── ENTRIES PROVIDED

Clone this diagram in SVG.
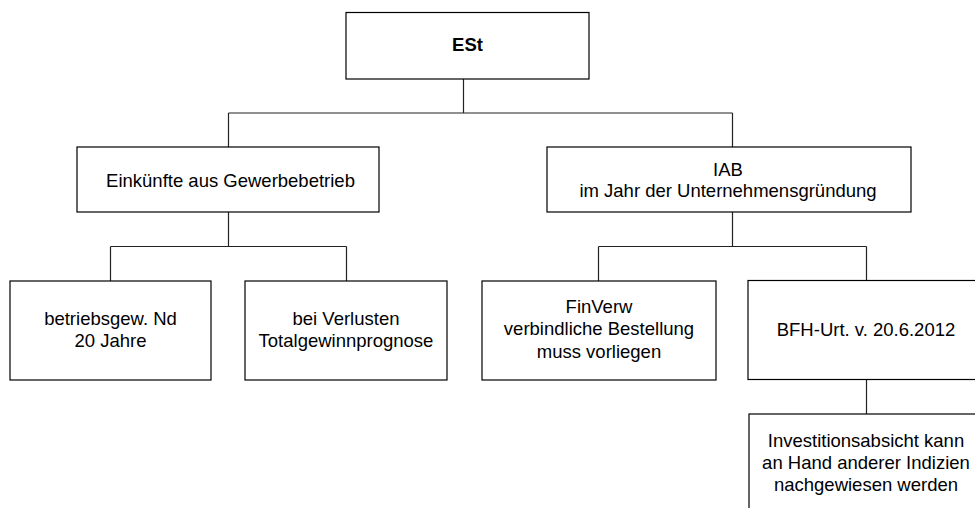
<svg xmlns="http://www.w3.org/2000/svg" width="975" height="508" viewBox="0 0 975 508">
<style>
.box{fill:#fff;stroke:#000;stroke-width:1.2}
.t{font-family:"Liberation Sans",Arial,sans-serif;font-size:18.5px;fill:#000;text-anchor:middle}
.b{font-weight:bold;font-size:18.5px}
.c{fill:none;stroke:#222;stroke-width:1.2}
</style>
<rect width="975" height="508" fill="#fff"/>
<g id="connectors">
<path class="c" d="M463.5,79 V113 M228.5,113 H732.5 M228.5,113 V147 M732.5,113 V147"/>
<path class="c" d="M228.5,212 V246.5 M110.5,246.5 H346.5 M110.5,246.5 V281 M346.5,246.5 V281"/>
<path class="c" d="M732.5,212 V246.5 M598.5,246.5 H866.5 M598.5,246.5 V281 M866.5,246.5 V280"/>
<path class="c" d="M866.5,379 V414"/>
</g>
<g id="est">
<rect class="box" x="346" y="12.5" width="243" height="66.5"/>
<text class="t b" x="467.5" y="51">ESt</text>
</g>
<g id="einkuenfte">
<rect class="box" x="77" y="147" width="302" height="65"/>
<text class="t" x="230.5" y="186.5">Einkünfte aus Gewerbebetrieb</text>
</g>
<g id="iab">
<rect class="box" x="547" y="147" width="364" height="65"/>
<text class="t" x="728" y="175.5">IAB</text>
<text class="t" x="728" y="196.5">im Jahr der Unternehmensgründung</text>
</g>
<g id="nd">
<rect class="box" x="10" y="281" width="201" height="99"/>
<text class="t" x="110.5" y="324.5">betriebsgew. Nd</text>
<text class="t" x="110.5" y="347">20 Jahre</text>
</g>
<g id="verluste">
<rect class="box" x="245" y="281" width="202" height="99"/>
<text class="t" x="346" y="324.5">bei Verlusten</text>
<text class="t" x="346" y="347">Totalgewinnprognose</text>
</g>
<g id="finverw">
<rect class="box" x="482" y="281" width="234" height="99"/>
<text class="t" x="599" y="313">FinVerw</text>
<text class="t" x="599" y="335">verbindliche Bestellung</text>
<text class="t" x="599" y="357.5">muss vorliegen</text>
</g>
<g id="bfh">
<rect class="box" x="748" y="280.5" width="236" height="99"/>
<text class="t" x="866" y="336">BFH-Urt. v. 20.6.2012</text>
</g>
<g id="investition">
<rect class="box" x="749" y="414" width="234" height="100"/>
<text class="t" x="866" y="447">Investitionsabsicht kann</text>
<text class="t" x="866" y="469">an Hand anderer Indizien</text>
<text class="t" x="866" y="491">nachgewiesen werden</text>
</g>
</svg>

────
── ENTRIES PROVIDED

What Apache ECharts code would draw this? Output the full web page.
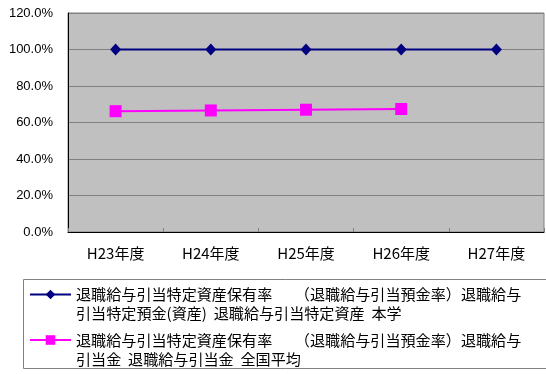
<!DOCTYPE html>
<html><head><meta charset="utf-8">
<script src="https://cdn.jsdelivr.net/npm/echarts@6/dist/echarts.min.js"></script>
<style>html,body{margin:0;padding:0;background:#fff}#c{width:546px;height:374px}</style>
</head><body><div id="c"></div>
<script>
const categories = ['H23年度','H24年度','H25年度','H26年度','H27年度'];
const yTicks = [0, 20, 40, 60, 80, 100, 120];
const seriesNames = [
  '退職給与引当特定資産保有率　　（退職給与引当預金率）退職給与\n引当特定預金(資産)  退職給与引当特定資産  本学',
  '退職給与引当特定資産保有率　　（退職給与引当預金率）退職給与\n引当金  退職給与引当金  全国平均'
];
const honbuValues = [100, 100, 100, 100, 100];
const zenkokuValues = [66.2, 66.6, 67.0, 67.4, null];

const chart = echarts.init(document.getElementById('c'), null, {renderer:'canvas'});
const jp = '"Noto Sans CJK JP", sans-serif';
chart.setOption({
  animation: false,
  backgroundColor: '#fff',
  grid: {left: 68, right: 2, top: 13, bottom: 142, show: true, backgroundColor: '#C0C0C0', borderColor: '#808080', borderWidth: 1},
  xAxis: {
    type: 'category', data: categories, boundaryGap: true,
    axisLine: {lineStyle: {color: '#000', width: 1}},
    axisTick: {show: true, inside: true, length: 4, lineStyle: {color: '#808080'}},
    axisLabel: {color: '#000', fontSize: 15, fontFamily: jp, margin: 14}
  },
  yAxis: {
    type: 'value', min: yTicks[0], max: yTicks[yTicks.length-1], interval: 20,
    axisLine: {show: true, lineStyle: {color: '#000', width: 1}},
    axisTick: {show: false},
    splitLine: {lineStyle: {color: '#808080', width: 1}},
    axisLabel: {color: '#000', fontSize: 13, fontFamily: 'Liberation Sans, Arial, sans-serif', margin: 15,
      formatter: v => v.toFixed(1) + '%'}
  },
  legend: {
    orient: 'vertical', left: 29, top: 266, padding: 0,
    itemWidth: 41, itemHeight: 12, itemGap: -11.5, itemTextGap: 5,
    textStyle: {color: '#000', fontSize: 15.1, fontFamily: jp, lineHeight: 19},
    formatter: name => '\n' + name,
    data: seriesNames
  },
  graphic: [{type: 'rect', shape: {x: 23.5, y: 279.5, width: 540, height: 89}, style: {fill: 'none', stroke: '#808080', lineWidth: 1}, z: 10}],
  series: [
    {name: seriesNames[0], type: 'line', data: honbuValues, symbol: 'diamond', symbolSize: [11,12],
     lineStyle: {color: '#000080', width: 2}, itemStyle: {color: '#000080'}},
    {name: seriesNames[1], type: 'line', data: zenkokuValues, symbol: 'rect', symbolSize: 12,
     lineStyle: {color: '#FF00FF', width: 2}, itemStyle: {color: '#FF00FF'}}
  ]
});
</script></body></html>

────
── ENTRIES PROVIDED

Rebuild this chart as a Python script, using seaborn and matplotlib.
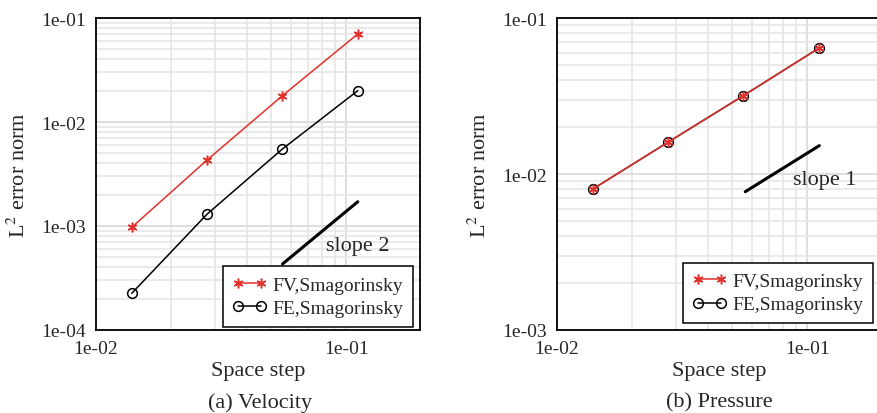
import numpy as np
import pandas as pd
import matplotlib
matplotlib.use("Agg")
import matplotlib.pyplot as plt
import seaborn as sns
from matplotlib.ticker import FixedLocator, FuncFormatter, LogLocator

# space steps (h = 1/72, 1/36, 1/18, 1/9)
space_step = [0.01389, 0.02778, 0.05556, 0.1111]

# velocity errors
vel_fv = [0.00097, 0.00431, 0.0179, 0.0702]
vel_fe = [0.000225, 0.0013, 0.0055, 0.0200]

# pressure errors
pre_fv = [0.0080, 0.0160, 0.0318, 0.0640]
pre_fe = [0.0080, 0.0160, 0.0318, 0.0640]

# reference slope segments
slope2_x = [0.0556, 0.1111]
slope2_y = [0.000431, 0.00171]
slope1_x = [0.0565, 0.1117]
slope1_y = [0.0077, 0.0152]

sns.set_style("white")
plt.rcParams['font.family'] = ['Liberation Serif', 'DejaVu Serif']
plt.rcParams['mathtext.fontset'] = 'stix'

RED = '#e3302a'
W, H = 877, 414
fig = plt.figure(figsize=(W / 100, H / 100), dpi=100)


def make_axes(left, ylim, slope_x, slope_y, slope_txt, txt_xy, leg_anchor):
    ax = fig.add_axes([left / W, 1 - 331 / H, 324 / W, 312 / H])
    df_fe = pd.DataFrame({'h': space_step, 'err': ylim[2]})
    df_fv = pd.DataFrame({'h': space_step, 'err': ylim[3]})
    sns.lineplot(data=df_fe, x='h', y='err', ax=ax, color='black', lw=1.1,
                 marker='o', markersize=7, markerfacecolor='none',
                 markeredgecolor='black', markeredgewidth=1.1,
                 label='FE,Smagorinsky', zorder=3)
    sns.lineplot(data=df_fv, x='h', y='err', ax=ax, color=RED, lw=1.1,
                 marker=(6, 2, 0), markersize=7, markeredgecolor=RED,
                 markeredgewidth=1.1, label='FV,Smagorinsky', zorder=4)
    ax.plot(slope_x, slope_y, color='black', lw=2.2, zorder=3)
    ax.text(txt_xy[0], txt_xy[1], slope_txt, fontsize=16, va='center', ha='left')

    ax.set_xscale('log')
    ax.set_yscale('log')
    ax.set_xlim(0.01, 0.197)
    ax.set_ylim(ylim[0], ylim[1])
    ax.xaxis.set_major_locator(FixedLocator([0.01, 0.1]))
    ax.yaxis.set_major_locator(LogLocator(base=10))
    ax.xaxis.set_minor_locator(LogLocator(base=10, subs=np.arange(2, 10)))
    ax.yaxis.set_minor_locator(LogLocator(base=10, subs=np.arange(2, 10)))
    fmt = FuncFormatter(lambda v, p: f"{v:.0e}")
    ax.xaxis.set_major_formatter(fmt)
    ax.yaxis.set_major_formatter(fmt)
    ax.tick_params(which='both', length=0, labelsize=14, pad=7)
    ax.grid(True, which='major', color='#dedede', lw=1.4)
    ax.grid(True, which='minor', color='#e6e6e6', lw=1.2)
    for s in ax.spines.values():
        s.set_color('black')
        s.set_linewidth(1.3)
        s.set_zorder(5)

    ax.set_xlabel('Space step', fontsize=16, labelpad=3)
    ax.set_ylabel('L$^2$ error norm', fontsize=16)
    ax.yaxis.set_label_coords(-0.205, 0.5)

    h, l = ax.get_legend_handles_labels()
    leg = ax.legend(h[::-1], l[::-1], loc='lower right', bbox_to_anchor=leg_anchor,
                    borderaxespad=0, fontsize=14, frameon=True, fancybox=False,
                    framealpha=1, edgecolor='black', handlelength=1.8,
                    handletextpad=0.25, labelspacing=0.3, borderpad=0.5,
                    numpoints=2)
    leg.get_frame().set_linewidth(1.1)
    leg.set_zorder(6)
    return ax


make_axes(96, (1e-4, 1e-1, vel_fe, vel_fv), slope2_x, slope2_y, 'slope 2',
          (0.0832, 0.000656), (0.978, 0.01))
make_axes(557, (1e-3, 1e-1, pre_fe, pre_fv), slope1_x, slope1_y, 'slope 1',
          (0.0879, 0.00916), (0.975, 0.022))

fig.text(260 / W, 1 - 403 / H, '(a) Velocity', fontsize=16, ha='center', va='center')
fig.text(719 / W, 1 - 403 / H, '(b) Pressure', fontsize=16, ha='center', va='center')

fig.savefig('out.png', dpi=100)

────

=== WHAT YOU HAVE TO DO ===
Drop the images and output only the lines from the one that contains "What Apache ECharts" to the one that contains "const zenkokuValues = [66.2, 66.6, 67.0, 67.4, null];", both included.

=== COMPLETE RESPONSE ===
What Apache ECharts code would draw this? Output the full web page.
<!DOCTYPE html>
<html><head><meta charset="utf-8">
<script src="https://cdn.jsdelivr.net/npm/echarts@6/dist/echarts.min.js"></script>
<style>html,body{margin:0;padding:0;background:#fff}#c{width:546px;height:374px}</style>
</head><body><div id="c"></div>
<script>
const categories = ['H23年度','H24年度','H25年度','H26年度','H27年度'];
const yTicks = [0, 20, 40, 60, 80, 100, 120];
const seriesNames = [
  '退職給与引当特定資産保有率　　（退職給与引当預金率）退職給与\n引当特定預金(資産)  退職給与引当特定資産  本学',
  '退職給与引当特定資産保有率　　（退職給与引当預金率）退職給与\n引当金  退職給与引当金  全国平均'
];
const honbuValues = [100, 100, 100, 100, 100];
const zenkokuValues = [66.2, 66.6, 67.0, 67.4, null];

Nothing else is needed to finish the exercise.